Collective Voice, Accountability and the Path Forward 

The final day of the 16 Days campaign is not an ending. It is an invitation to continue the work with renewed clarity. 

We must demand real accountability from systems that fail survivors. This includes adequate funding for specialist services, trauma informed responses in policing and justice, accessible housing pathways and immigration systems that do not place women at further risk. It means being willing to hold institutions, leaders, and media accountable when they perpetuate harmful narratives or neglect their responsibilities. 

Most importantly, it means using our collective voice. Social change has never come from silence. It comes from communities refusing to accept what is harmful, insisting on truth, and standing in solidarity with those most at risk. When we speak together, we push back against hatred, misinformation, and against the silencing of survivors. And we create conditions in which a safer future is possible. 

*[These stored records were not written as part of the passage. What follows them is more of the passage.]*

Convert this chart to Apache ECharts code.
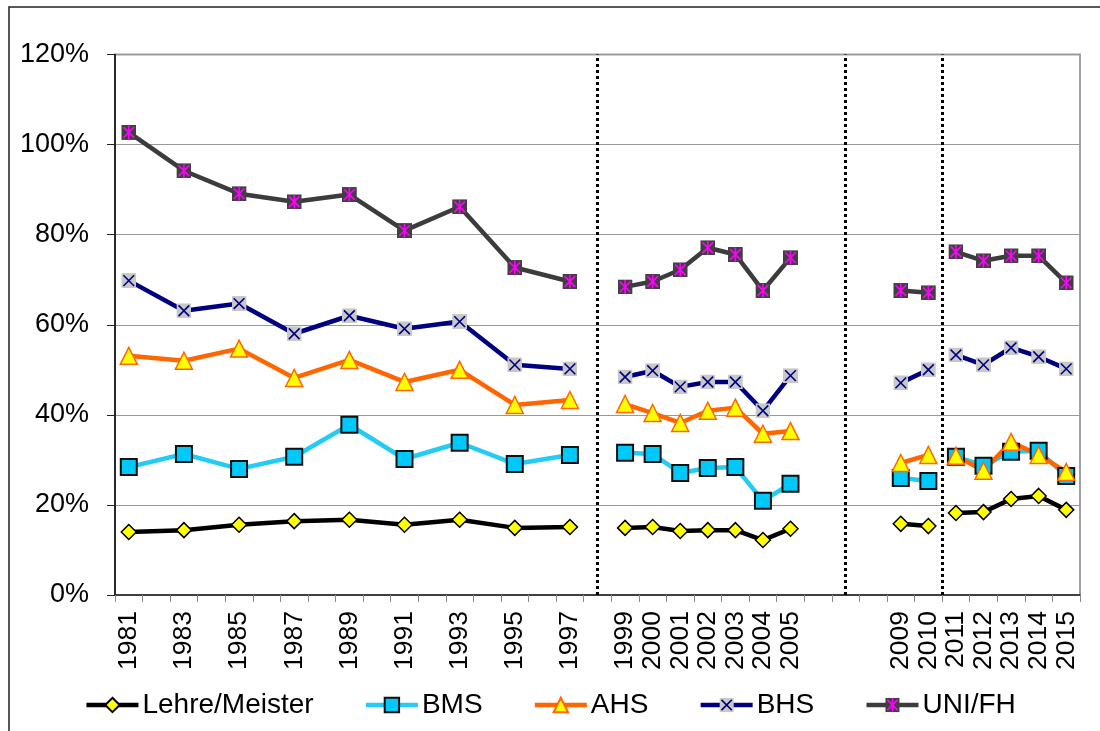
<!DOCTYPE html>
<html>
<head>
<meta charset="utf-8">
<script src="https://cdn.jsdelivr.net/npm/echarts@6/dist/echarts.min.js"></script>
<style>
html,body{margin:0;padding:0;background:#fff;}
#chart{width:1100px;height:731px;}
</style>
</head>
<body>
<div id="chart"></div>
<script>
// ---- data ----
const categories = ['1981','1982','1983','1984','1985','1986','1987','1988','1989','1990','1991','1992','1993','1994','1995','1996','1997','1998','1999','2000','2001','2002','2003','2004','2005','2006','2007','2008','2009','2010','2011','2012','2013','2014','2015'];
const tickLabels = ['1981','1983','1985','1987','1989','1991','1993','1995','1997','1999','2000','2001','2002','2003','2004','2005','2009','2010','2011','2012','2013','2014','2015'];
// null entries mark breaks between segments
const pointYears = ['1981','1983','1985','1987','1989','1991','1993','1995','1997', null, '1999','2000','2001','2002','2003','2004','2005', null, '2009','2010', null, '2011','2012','2013','2014','2015'];
const lehre = [14.0,14.4,15.6,16.4,16.7,15.6,16.7,14.9,15.1, null, 14.9,15.1,14.2,14.4,14.4,12.2,14.7, null, 15.8,15.3, null, 18.2,18.4,21.3,22.0,18.9];
const bms   = [28.4,31.3,28.0,30.7,37.8,30.2,33.8,29.1,31.1, null, 31.6,31.3,27.1,28.2,28.4,20.9,24.7, null, 26.0,25.3, null, 30.7,28.7,31.8,32.0,26.4];
const ahs   = [53.1,52.0,54.7,48.2,52.2,47.3,50.0,42.2,43.3, null, 42.4,40.4,38.2,40.9,41.6,35.8,36.4, null, 29.3,31.1, null, 30.9,27.6,34.0,31.1,27.3];
const bhs   = [69.8,63.1,64.7,58.0,62.0,59.1,60.7,51.1,50.2, null, 48.4,49.8,46.2,47.3,47.3,40.9,48.7, null, 47.1,50.0, null, 53.3,51.1,54.9,52.9,50.2];
const uni   = [102.7,94.2,89.1,87.3,88.9,80.9,86.2,72.7,69.6, null, 68.4,69.6,72.2,77.1,75.6,67.6,74.9, null, 67.6,67.1, null, 76.2,74.2,75.3,75.3,69.3];
const seriesNames = ['Lehre/Meister','BMS','AHS','BHS','UNI/FH'];
const dividerPositions = [1998, 2007, 2010.5];

// ---- build ----
function toData(vals){
  let prev = pointYears[0];
  return pointYears.map((y,i)=>{
    if (y === null) return [prev, '-'];
    prev = y;
    return [y, vals[i]];
  });
}
function svgSymbol(svg){
  return 'image://data:image/svg+xml;charset=utf-8,' + encodeURIComponent(svg);
}
const bhsSym = svgSymbol("<svg xmlns='http://www.w3.org/2000/svg' width='28' height='28' viewBox='0 0 28 28'><rect width='28' height='28' fill='#C8C8C8'/><path d='M4 4L24 24M24 4L4 24' stroke='#000080' stroke-width='3'/></svg>");
const uniSym = svgSymbol("<svg xmlns='http://www.w3.org/2000/svg' width='28' height='28' viewBox='0 0 28 28'><rect width='28' height='28' fill='#404040'/><path d='M4 4L24 24M24 4L4 24M14 1L14 27' stroke='#FF00FF' stroke-width='3'/></svg>");

const font = "'Liberation Sans', Arial, sans-serif";
const chart = echarts.init(document.getElementById('chart'));

function lineSeries(name, vals, color, width, symbol, size, itemStyle){
  return {
    name, type:'line', data: toData(vals), connectNulls:false,
    symbol, symbolSize:size, showAllSymbol:true,
    lineStyle:{color, width},
    itemStyle,
    emphasis:{disabled:true},
    z: 3
  };
}

chart.setOption({
  animation:false,
  backgroundColor:'#fff',
  textStyle:{fontFamily:font},
  graphic:[{
    type:'rect', shape:{x:9,y:7,width:1300,height:1000},
    style:{fill:'none', stroke:'#222', lineWidth:1.5}, silent:true, z:-10
  }],
  grid:{left:115, right:20, top:54.5, bottom:136, show:true, borderColor:'#A0A0A0', borderWidth:2, backgroundColor:'transparent', containLabel:false},
  legend:{
    data: seriesNames,
    bottom: 7, left:'center',
    itemWidth:52, itemHeight:18, itemGap:50,
    lineStyle:{width:4.5},
    textStyle:{fontSize:28, color:'#000', fontFamily:font, padding:[0,0,0,-1]}
  },
  xAxis:[{
    type:'category', data:categories, boundaryGap:true,
    axisLine:{show:true, lineStyle:{color:'#222', width:1.5}},
    axisTick:{show:true, interval:0, length:7, lineStyle:{color:'#888'}},
    axisLabel:{interval:0, rotate:90, margin:16, fontSize:26.5, color:'#000', fontFamily:font,
      formatter:(v)=> tickLabels.includes(v) ? v : ''},
    splitLine:{show:false}
  },{
    type:'value', min:1980.5, max:2015.5, show:false
  }],
  yAxis:{
    type:'value', min:0, max:120, interval:20,
    axisLine:{show:true, lineStyle:{color:'#000', width:1.5}},
    axisTick:{show:true, length:8, lineStyle:{color:'#222'}},
    axisLabel:{formatter:'{value}%', fontSize:27, color:'#000', margin:26, fontFamily:font},
    splitLine:{show:true, lineStyle:{color:'#999', width:1}}
  },
  series:[
    lineSeries('Lehre/Meister', lehre, '#000000', 4.5, 'diamond', 15, {color:'#FFFF00', borderColor:'#000', borderWidth:1.5}),
    lineSeries('BMS', bms, '#22CCF5', 4.5, 'rect', 16, {color:'#00C8F8', borderColor:'#111', borderWidth:2}),
    lineSeries('AHS', ahs, '#FF6600', 4.5, 'triangle', 17, {color:'#FFFF00', borderColor:'#FF6600', borderWidth:1.5}),
    lineSeries('BHS', bhs, '#000080', 4.5, bhsSym, 15, {color:'#000080'}),
    lineSeries('UNI/FH', uni, '#3C3C3C', 4.5, uniSym, 15, {color:'#3C3C3C'}),
    {
      type:'line', xAxisIndex:1, data:[], silent:true,
      markLine:{
        symbol:'none', silent:true, label:{show:false}, animation:false,
        lineStyle:{color:'#000', type:[3,3], width:3},
        emphasis:{disabled:true},
        data: dividerPositions.map(v=>({xAxis:v}))
      }
    }
  ]
});
</script>
</body>
</html>
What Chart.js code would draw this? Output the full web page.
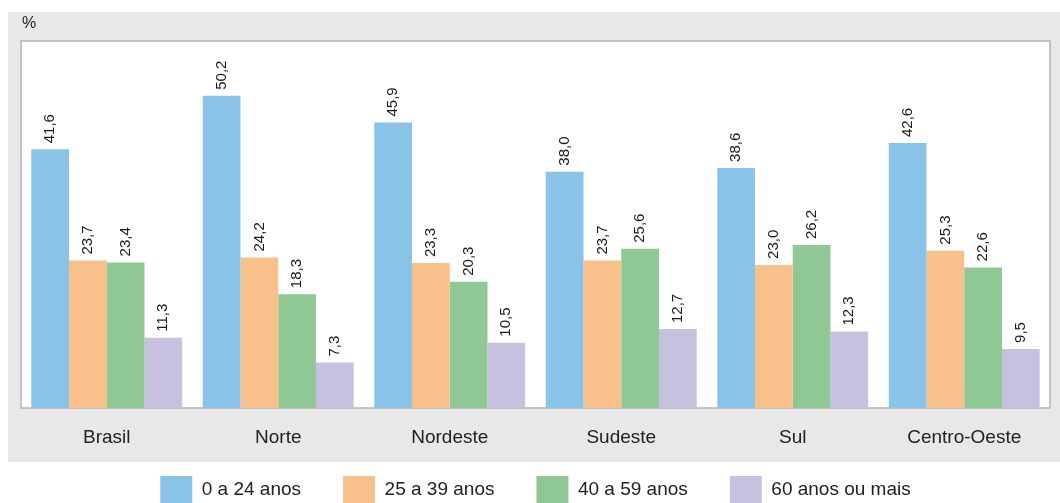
<!DOCTYPE html>
<html>
<head>
<meta charset="utf-8">
<script src="https://cdn.jsdelivr.net/npm/chart.js@4"></script>
<style>
  html, body { margin: 0; padding: 0; background: #fff; }
  #wrap { width: 1060px; height: 503px; overflow: hidden; }
</style>
</head>
<body>
<div id="wrap"><canvas id="myChart" width="1060" height="503"></canvas></div>
<script>
const regions = ["Brasil", "Norte", "Nordeste", "Sudeste", "Sul", "Centro-Oeste"];
const seriesNames = ["0 a 24 anos", "25 a 39 anos", "40 a 59 anos", "60 anos ou mais"];
const young = [41.6, 50.2, 45.9, 38.0, 38.6, 42.6];
const adults = [23.7, 24.2, 23.3, 23.7, 23.0, 25.3];
const middle = [23.4, 18.3, 20.3, 25.6, 26.2, 22.6];
const elders = [11.3, 7.3, 10.5, 12.7, 12.3, 9.5];
const barColors = ["#89c3e7", "#f8c08a", "#8fc895", "#c8c0df"];

const font = "'Liberation Sans', Arial, sans-serif";

// gray panel, white plot area, % label
const panel = {
  id: "panel",
  beforeDraw(chart) {
    const ctx = chart.ctx;
    const a = chart.chartArea;
    ctx.save();
    ctx.fillStyle = "#e8e8e8";
    ctx.fillRect(8, 12, 1052, 450);
    ctx.fillStyle = "#ffffff";
    ctx.fillRect(a.left, a.top, a.right - a.left, a.bottom - a.top);
    ctx.strokeStyle = "#b4b4b4";
    ctx.lineWidth = 1.5;
    ctx.strokeRect(a.left, a.top, a.right - a.left, a.bottom - a.top);
    ctx.fillStyle = "#222";
    ctx.font = "16px " + font;
    ctx.textBaseline = "middle";
    ctx.fillText("%", 22, 24);
    ctx.restore();
  }
};

// rotated value labels above bars
const valueLabels = {
  id: "valueLabels",
  afterDatasetsDraw(chart) {
    const ctx = chart.ctx;
    ctx.save();
    ctx.fillStyle = "#1a1a1a";
    ctx.font = "15px " + font;
    ctx.textBaseline = "middle";
    ctx.textAlign = "left";
    chart.data.datasets.forEach((ds, i) => {
      chart.getDatasetMeta(i).data.forEach((bar, j) => {
        const txt = ds.data[j].toFixed(1).replace(".", ",");
        ctx.save();
        ctx.translate(bar.x, bar.y - 6);
        ctx.rotate(-Math.PI / 2);
        ctx.fillText(txt, 0, 0);
        ctx.restore();
      });
    });
    ctx.restore();
  }
};

new Chart("myChart", {
  type: "bar",
  data: {
    labels: regions,
    datasets: [young, adults, middle, elders].map((d, i) => ({
      label: seriesNames[i],
      data: d,
      backgroundColor: barColors[i],
      borderWidth: 0,
      categoryPercentage: 0.88,
      barPercentage: 1.0
    }))
  },
  options: {
    responsive: false,
    animation: false,
    layout: { padding: { left: 21, top: 41, right: 10, bottom: -10 } },
    scales: {
      x: {
        grid: { display: false, drawTicks: false },
        border: { display: false },
        ticks: { color: "#222", padding: 18, font: { family: font, size: 19 } },
        afterFit(scale) {
          // short axis box so the legend sits lower; don't clip labels to it
          scale.height = 26;
          scale._computeLabelArea = () => undefined;
        }
      },
      y: {
        display: false,
        min: 0,
        max: 59
      }
    },
    plugins: {
      legend: {
        position: "bottom",
        labels: {
          boxWidth: 32,
          boxHeight: 27,
          padding: 42,
          color: "#222",
          font: { family: font, size: 19 }
        }
      },
      tooltip: { enabled: false }
    }
  },
  plugins: [panel, valueLabels]
});
</script>
</body>
</html>
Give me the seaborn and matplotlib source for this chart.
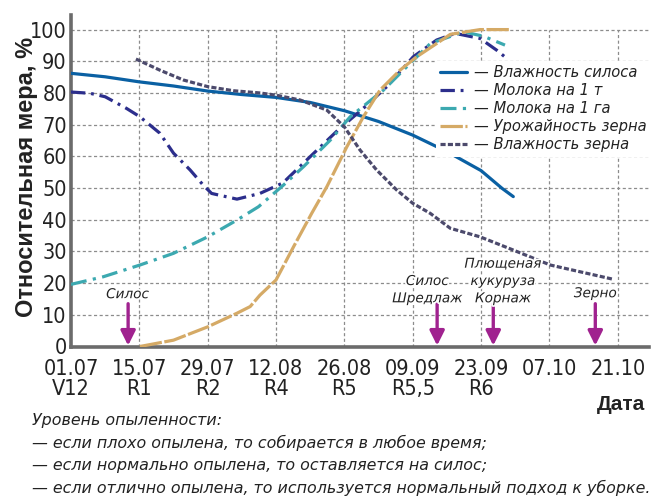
import matplotlib
matplotlib.use("Agg")
import matplotlib.pyplot as plt
import matplotlib.patheffects as pe
from matplotlib import font_manager
import seaborn as sns
import pandas as pd

# ---------------- data ----------------
tick_days = [0, 14, 28, 42, 56, 70, 84, 98, 112]
date_labels = ["01.07", "15.07", "29.07", "12.08", "26.08", "09.09", "23.09", "07.10", "21.10"]
stage_labels = ["V12", "R1", "R2", "R4", "R5", "R5,5", "R6", "", ""]
y_ticks = [0, 10, 20, 30, 40, 50, 60, 70, 80, 90, 100]

silage_moist_x = [0, 7, 14, 21, 28, 35, 42, 49, 56, 63, 70, 77, 84, 88.3, 90.6]
silage_moist_y = [86.2, 85.1, 83.5, 82.2, 80.6, 79.5, 78.6, 77.0, 74.4, 71.0, 66.7, 61.5, 55.5, 49.9, 47.3]

milk_t_x = [0, 3.9, 7, 11.4, 14.1, 18.2, 21, 24.4, 27.1, 28.8, 34, 38.7, 43.4, 49, 54.7, 60.2, 64.7, 70.1, 74.9, 78.7, 83.8, 87.2, 89.5]
milk_t_y = [80.3, 79.9, 78.8, 75.1, 72.5, 67.3, 61.0, 55.7, 50.9, 48.3, 46.5, 48.3, 51.6, 59.9, 68.3, 75.6, 82.0, 91.4, 96.7, 98.8, 97.2, 93.5, 90.6]

milk_ha_x = [0, 6.6, 14.1, 21, 28, 34, 38.4, 43.5, 47.6, 53.1, 57.2, 64, 68.8, 73.6, 80.4, 84.5, 88.9]
milk_ha_y = [19.6, 22.0, 25.7, 29.4, 34.6, 39.9, 44.1, 50.9, 56.7, 65.1, 72.5, 80.9, 88.3, 95.6, 99.3, 97.9, 95.1]

grain_yield_x = [14.1, 21, 28, 34, 36.7, 38.7, 42, 45.6, 49.3, 52.4, 56.5, 59.9, 63.3, 67.4, 70.8, 74.9, 77.7, 83.8, 90]
grain_yield_y = [0, 2.0, 6.2, 10.5, 12.6, 16.2, 21.0, 31.5, 42.0, 50.4, 63.0, 72.5, 80.9, 87.2, 91.4, 95.6, 98.5, 100, 100]

grain_moist_x = [13.3, 18.2, 23, 28, 33.3, 38.7, 42, 46.9, 52.4, 56, 59.2, 62.6, 66.7, 70, 73.6, 77.7, 83.8, 90, 98.2, 111.1]
grain_moist_y = [90.7, 87.2, 84.1, 82.0, 80.7, 80.0, 79.3, 77.8, 74.6, 69.3, 62.0, 55.7, 49.4, 45.2, 42.0, 37.3, 34.6, 30.8, 25.7, 21.2]

series_names = ["— Влажность силоса", "— Молока на 1 т", "— Молока на 1 га",
                "— Урожайность зерна", "— Влажность зерна"]

harvest_x = [11.7, 75, 86.5, 107.4]
harvest_labels = ["Силос", "Силос\nШредлаж", "Плющеная\nкукуруза\nКорнаж", "Зерно"]

footnote = ["Уровень опыленности:",
            "— если плохо опылена, то собирается в любое время;",
            "— если нормально опылена, то оставляется на силос;",
            "— если отлично опылена, то используется нормальный подход к уборке."]

# ---------------- style ----------------
sns.set_theme(style="white")
plt.rcParams["font.family"] = ["DejaVu Sans"]
fl = font_manager.fontManager.ttflist
has_cond = any(f.name == "DejaVu Sans" and f.stretch == "condensed" and f.weight in (400, "normal") for f in fl)
if has_cond:
    tick_font = dict(family="DejaVu Sans", stretch="condensed", size=15.5)
else:
    tick_font = dict(family="Liberation Sans", size=14.5)

colors = ["#0a60a3", "#2c2e8c", "#3ca9b0", "#d5aa66", "#4c4a6c"]
styles = ["-", (0, (4.5, 1.8, 0.9, 1.8)), (0, (5, 2, 1, 2)), (0, (7, 0.8)), (0, (1.6, 0.7))]
xs = [silage_moist_x, milk_t_x, milk_ha_x, grain_yield_x, grain_moist_x]
ys = [silage_moist_y, milk_t_y, milk_ha_y, grain_yield_y, grain_moist_y]

fig = plt.figure(figsize=(6.61, 4.99), dpi=100)
ax = fig.add_axes([71 / 661, 1 - 346.5 / 499, (649 - 71) / 661, (346.5 - 15) / 499])

# grid
for v in y_ticks[1:]:
    ax.axhline(v, color="#8c8c8c", lw=0.9, ls=(0, (2.5, 2)), zorder=1)
for d in tick_days[1:]:
    ax.vlines(d, 0, 100, color="#8c8c8c", lw=0.9, ls=(0, (2.5, 2)), zorder=1)

for name, x, y, c, s in zip(series_names, xs, ys, colors, styles):
    df = pd.DataFrame({"day": x, "val": y})
    sns.lineplot(data=df, x="day", y="val", ax=ax, color=c, lw=2.3,
                 linestyle=s, label=name, zorder=3)

ax.set_xlim(0, 118.4)
ax.set_ylim(0, 104.6)
ax.set_xticks(tick_days)
ax.set_xticklabels([f"{a}\n{b}" if b else a for a, b in zip(date_labels, stage_labels)],
                   color="#222222", **tick_font)
for lbl in ax.get_xticklabels():
    lbl.set_linespacing(1.02)
    lbl.set_verticalalignment("top")
ax.set_yticks(y_ticks)
ax.set_yticklabels([str(v) for v in y_ticks], color="#222222", **tick_font)
ax.tick_params(axis="both", length=0)
ax.tick_params(axis="x", pad=9)
ax.tick_params(axis="y", pad=3)
ax.set_xlabel("")
ax.set_ylabel("")
for sp in ["top", "right"]:
    ax.spines[sp].set_visible(False)
for sp in ["left", "bottom"]:
    ax.spines[sp].set_color("#6b6b6b")
    ax.spines[sp].set_linewidth(2.6)

# harvest arrows
label_x = [11.6, 73.0, 88.5, 107.4]
label_y = [14.3, 13.0, 13.0, 14.6]
for hx in harvest_x:
    ax.annotate("", xy=(hx, 0.3), xytext=(hx, 13.5),
                arrowprops=dict(arrowstyle="-|>", color="#a0228f", lw=2.4,
                                mutation_scale=22, shrinkA=0, shrinkB=0), zorder=4)
for lx, ly, lab in zip(label_x, label_y, harvest_labels):
    ax.text(lx, ly, lab, ha="center", va="bottom", fontsize=9.8, style="italic",
            color="#222222", linespacing=1.3, zorder=4,
            path_effects=[pe.withStroke(linewidth=2.5, foreground="white")])

leg = ax.legend(loc="upper left", bbox_to_anchor=(436 / 661, 1 - 61 / 499),
                bbox_transform=fig.transFigure, frameon=True, fancybox=False,
                facecolor="white", edgecolor="none", framealpha=1,
                prop=dict(size=10.6, style="italic"), handlelength=1.8,
                handletextpad=0.45, labelspacing=0.2, borderpad=0.3, borderaxespad=0)
leg.set_zorder(5)
for t in leg.get_texts():
    t.set_color("#222222")

fig.text(27 / 661, 1 - 177 / 499, "Относительная мера, %", rotation=90, ha="center",
         va="center", fontsize=17, fontweight="bold", family="Liberation Sans", color="#222222")
fig.text(645 / 661, 1 - 405 / 499, "Дата", ha="right", va="center", fontsize=15,
         fontweight="bold", family="Liberation Sans", color="#222222")
for i, line in enumerate(footnote):
    fig.text(32 / 661, 1 - (421 + i * 22.4) / 499, line, ha="left", va="center",
             fontsize=11.4, style="italic", color="#222222")

fig.savefig("out.png", dpi=100)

On this Human Rights Day, we reaffirm a simple principle. Every woman and girl in Wales deserves to live in safety, dignity and freedom. No community should live in fear. No survivor’s story should be used as a weapon to create hate. And no one should have their rights eroded by narratives rooted in prejudice. Together, we can challenge discrimination. We can question rhetoric designed to divide us. We can hold systems accountable.  

Our collective voice is our strength. Let us continue to use it.